_Dataset section_.

'''

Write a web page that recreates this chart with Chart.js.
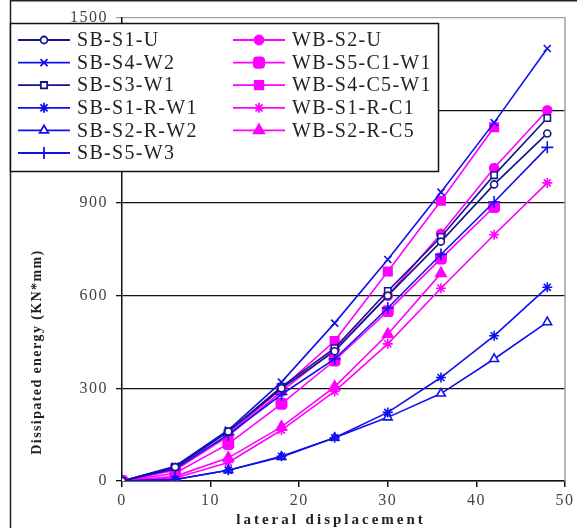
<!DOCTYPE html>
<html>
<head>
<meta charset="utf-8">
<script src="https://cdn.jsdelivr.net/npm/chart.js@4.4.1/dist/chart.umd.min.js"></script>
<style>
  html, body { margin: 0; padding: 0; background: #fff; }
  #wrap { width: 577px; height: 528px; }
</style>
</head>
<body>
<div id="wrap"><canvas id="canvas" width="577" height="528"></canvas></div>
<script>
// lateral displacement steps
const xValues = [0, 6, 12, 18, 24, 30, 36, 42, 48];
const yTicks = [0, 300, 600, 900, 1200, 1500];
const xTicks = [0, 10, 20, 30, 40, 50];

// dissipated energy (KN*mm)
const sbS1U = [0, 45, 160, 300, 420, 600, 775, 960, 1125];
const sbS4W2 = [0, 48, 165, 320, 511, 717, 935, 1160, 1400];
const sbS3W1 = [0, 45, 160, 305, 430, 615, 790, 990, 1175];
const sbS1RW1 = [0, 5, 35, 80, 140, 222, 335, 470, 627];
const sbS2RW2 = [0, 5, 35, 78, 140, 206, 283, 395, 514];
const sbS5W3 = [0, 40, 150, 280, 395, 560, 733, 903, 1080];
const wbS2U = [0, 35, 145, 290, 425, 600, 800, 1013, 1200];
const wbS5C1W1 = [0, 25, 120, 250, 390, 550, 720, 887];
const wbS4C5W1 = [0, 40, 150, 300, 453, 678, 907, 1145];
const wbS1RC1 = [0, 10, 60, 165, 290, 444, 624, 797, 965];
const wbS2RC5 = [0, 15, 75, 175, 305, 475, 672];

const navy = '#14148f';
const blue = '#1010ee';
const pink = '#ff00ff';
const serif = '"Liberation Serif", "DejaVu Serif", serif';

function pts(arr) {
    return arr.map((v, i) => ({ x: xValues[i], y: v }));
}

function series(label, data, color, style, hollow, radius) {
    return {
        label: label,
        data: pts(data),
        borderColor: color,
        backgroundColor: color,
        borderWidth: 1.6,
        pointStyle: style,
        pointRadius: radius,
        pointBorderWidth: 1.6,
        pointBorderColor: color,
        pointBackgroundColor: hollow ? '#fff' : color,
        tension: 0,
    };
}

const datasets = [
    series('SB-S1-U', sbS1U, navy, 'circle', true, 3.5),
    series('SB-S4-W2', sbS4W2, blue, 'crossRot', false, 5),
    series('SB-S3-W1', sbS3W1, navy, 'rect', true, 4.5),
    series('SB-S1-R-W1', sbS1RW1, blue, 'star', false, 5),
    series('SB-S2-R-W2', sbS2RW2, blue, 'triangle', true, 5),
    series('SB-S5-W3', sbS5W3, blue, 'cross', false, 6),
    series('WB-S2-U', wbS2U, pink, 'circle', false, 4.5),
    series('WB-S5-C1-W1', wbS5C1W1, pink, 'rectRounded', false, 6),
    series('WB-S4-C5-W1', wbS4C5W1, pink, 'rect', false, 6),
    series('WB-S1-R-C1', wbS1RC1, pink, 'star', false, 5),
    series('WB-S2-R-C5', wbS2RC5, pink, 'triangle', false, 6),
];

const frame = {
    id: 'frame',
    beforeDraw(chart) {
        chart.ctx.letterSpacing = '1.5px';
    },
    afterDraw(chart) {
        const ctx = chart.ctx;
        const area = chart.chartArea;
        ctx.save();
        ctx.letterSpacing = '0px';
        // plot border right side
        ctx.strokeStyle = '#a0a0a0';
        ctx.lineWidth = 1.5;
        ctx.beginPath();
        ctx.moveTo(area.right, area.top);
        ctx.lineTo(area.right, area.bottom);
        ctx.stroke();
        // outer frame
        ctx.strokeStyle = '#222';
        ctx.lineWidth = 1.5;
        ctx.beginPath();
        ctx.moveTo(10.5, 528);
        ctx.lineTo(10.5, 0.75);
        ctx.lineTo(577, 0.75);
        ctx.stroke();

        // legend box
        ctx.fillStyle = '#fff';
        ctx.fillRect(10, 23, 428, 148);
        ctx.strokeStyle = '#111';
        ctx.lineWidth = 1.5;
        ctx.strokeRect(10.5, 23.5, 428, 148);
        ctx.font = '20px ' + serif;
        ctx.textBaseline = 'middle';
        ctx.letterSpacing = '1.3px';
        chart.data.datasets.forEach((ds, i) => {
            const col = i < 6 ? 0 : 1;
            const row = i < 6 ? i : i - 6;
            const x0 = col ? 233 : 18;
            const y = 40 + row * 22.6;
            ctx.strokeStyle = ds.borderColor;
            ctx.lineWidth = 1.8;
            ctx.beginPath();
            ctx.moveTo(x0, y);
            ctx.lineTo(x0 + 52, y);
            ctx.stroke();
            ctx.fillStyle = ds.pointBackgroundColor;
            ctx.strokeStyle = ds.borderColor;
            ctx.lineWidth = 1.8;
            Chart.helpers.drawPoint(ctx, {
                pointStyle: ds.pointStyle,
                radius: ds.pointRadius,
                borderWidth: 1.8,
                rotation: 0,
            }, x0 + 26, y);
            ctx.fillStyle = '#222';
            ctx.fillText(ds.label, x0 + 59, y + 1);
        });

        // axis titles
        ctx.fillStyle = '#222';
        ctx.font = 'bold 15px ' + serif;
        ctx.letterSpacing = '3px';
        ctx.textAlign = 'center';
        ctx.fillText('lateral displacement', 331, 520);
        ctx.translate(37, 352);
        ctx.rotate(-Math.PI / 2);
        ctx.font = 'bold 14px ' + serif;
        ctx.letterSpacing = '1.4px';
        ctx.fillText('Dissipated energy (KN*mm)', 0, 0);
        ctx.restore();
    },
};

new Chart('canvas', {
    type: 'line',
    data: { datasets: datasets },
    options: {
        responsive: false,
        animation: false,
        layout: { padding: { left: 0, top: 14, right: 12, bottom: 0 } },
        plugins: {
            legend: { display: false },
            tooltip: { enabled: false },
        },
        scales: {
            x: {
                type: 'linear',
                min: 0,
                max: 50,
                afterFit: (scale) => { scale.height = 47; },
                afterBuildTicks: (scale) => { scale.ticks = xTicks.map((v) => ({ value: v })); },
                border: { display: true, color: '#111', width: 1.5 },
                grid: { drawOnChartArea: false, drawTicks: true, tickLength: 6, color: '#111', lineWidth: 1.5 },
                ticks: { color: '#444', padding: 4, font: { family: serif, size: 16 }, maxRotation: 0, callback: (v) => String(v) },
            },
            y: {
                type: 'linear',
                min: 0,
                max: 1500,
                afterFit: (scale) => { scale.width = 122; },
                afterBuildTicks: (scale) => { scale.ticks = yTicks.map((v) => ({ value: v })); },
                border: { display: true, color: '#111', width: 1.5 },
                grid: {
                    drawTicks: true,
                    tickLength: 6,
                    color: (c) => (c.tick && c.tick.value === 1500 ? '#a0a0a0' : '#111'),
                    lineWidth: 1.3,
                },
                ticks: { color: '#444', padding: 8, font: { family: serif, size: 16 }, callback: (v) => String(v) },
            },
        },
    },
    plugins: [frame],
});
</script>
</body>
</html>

'''

_Directive_. Write out the lines from the start of the material to the line with "const xTicks = [0, 10, 20, 30, 40, 50];", inclusive and exactly. Skip the pictures.

_Task output_.
Write a web page that recreates this chart with Chart.js.
<!DOCTYPE html>
<html>
<head>
<meta charset="utf-8">
<script src="https://cdn.jsdelivr.net/npm/chart.js@4.4.1/dist/chart.umd.min.js"></script>
<style>
  html, body { margin: 0; padding: 0; background: #fff; }
  #wrap { width: 577px; height: 528px; }
</style>
</head>
<body>
<div id="wrap"><canvas id="canvas" width="577" height="528"></canvas></div>
<script>
// lateral displacement steps
const xValues = [0, 6, 12, 18, 24, 30, 36, 42, 48];
const yTicks = [0, 300, 600, 900, 1200, 1500];
const xTicks = [0, 10, 20, 30, 40, 50];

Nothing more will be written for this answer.